I haven't been able to experience (and that is the right word, not 'see') any of Kimsooja's work, but this particular installation is one that I'd put money on 'working'. Artist Kimsooja coats the boundary between internal, human, man-made space and the external natural space in a translucent diffraction film and covers the floor with mirrors, endlessly expanding the space through reflections and refractions of light entering the building. As the viewer takes in the rainbows cast all over the inside of the room, a soundtrack of the artist's breathing plays, varying in volume and speed. The sound of breathing is one that is so interlinked with our physical and emotional state - as someone who suffers from panic attacks, I'm incredibly aware of how our breathing changes. Slow, calm breathing is relaxing to listen to; the sound of a person breathing heavily indicates to us physical exertion; the shallow hyperventilation of an upset or panicked person is uncomfortable to us. 

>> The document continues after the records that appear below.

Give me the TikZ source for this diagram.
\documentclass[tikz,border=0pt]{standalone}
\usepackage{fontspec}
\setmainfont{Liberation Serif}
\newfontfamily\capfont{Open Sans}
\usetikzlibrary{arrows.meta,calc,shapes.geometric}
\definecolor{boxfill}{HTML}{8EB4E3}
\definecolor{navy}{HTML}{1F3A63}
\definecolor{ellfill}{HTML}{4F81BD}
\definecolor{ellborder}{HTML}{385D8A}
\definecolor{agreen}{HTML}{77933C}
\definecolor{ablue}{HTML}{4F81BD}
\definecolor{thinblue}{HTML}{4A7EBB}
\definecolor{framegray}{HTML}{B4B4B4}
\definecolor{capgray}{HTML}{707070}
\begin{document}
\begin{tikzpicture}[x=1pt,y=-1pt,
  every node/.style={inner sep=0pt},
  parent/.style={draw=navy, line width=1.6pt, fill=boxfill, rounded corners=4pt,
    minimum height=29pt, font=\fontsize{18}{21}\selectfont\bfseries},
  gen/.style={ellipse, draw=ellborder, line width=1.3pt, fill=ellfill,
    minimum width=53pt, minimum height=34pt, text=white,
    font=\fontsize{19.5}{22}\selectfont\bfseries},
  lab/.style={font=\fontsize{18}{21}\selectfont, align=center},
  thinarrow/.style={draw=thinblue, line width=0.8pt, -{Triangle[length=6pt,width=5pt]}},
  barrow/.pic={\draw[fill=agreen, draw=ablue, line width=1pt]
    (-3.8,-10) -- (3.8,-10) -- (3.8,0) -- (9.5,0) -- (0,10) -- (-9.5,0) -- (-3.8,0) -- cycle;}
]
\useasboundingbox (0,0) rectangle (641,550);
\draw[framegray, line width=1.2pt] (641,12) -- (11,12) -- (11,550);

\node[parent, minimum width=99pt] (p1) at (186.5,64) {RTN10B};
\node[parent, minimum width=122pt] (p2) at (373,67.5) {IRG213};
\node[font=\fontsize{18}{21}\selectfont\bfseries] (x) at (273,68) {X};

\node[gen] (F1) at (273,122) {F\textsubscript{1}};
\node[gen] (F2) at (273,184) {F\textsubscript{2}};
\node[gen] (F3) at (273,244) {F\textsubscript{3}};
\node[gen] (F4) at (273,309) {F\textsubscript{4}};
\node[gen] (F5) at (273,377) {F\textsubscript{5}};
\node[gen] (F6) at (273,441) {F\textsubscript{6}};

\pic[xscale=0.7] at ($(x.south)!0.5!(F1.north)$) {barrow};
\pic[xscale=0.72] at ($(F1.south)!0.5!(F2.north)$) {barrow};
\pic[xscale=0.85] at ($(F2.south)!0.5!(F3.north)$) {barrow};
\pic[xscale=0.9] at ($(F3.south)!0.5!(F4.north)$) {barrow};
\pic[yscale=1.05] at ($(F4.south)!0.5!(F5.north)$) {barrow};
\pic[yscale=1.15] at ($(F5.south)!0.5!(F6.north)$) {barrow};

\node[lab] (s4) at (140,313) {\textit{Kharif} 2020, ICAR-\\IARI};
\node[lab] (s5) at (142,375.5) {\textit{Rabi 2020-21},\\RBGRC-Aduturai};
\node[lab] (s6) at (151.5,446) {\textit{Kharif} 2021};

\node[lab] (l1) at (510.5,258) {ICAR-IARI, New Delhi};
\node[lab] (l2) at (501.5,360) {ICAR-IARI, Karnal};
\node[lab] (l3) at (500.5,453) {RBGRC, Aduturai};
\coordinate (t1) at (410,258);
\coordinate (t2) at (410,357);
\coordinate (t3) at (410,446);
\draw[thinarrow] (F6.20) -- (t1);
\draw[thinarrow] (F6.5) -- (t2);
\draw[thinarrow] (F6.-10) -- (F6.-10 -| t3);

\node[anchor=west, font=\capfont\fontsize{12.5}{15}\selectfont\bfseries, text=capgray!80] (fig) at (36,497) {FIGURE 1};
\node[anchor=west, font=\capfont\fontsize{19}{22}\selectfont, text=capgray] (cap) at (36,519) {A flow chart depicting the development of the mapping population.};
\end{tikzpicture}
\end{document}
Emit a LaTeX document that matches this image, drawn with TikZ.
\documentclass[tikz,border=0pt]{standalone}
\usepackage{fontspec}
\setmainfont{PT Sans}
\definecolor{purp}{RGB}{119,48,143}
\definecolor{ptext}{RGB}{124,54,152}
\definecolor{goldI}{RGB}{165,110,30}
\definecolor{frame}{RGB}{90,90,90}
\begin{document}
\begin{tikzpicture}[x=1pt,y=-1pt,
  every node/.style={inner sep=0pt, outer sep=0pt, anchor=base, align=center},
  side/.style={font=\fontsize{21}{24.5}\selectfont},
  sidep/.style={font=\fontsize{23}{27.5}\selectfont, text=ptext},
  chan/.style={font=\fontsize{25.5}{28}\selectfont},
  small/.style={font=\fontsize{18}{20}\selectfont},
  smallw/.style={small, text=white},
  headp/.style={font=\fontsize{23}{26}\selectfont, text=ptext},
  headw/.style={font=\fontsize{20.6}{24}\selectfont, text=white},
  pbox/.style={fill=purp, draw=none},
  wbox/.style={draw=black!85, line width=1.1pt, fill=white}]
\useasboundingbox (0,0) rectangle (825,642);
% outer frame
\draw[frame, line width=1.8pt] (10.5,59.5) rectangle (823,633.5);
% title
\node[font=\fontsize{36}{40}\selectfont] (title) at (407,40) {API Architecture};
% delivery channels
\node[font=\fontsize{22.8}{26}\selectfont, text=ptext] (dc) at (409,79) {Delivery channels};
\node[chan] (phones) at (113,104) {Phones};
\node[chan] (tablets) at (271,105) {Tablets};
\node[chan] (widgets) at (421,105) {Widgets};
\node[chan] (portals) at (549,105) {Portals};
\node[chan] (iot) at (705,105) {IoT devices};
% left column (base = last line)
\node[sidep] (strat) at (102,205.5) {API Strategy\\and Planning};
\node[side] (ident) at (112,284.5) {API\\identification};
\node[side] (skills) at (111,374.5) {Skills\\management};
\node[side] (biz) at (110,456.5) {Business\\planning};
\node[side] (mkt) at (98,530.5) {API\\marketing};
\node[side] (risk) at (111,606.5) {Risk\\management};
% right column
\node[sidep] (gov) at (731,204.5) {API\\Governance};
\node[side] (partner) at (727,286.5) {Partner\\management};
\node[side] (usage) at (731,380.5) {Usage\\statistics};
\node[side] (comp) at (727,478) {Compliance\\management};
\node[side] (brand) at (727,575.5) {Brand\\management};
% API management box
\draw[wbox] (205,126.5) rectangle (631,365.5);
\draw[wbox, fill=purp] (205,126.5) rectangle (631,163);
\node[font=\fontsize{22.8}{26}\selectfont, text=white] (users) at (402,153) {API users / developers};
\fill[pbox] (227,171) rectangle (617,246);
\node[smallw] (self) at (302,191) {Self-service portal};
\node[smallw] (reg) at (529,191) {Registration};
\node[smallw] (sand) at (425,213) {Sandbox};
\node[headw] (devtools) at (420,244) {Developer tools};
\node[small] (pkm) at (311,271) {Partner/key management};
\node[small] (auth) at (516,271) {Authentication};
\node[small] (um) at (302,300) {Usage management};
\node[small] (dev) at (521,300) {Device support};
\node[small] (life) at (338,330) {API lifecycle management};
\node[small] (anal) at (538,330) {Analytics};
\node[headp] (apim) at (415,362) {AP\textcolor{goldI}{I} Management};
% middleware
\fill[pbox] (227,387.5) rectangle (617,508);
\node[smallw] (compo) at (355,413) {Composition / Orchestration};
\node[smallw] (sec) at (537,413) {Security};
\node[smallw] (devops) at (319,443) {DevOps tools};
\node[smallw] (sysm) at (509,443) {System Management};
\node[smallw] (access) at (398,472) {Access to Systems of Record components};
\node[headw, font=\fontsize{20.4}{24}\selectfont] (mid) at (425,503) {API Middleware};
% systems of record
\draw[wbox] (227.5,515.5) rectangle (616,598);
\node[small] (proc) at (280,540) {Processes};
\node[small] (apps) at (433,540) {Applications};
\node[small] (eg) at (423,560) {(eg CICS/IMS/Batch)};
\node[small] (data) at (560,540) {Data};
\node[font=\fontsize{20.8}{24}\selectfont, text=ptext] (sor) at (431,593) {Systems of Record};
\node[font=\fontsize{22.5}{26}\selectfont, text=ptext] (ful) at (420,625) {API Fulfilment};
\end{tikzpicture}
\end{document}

With nothing else inside the room, the viewer focuses only on Kimsooja's breathing, their own, and the rainbows that move around them - this kind of sensory focus is a very interesting thing to experience, particularly in a world where we are so used to fast-paced, multisensory, quickly changing environments. Kimsooja also included an 'opposite' experience in her installation for the 2013 Korean Pavilion - the 'Blackout' room. An anechoic chamber in pitch darkness, in here the viewer ('experiencer' even) can hear only the sounds of their own body. Its concept reminded me a little of How It Is, the installation Miroslaw Balka created for the Tate Modern as part of the Unilever Series in 2009-2010 - complete darkness in a huge container in the Turbine Hall. Admittedly the installations do set out to achieve different things, but I hope that the Kimsooja piece was curated differently, with more limits on the number of people allowed in and the control of noise levels, allowing viewers to experience it in their own time and without distraction. That aside, these kinds of experiences are always fun to have no matter how busy they are, simply because they are so different from those we usually encounter (it's also great that To Breathe is such a wonderful photographic subject!).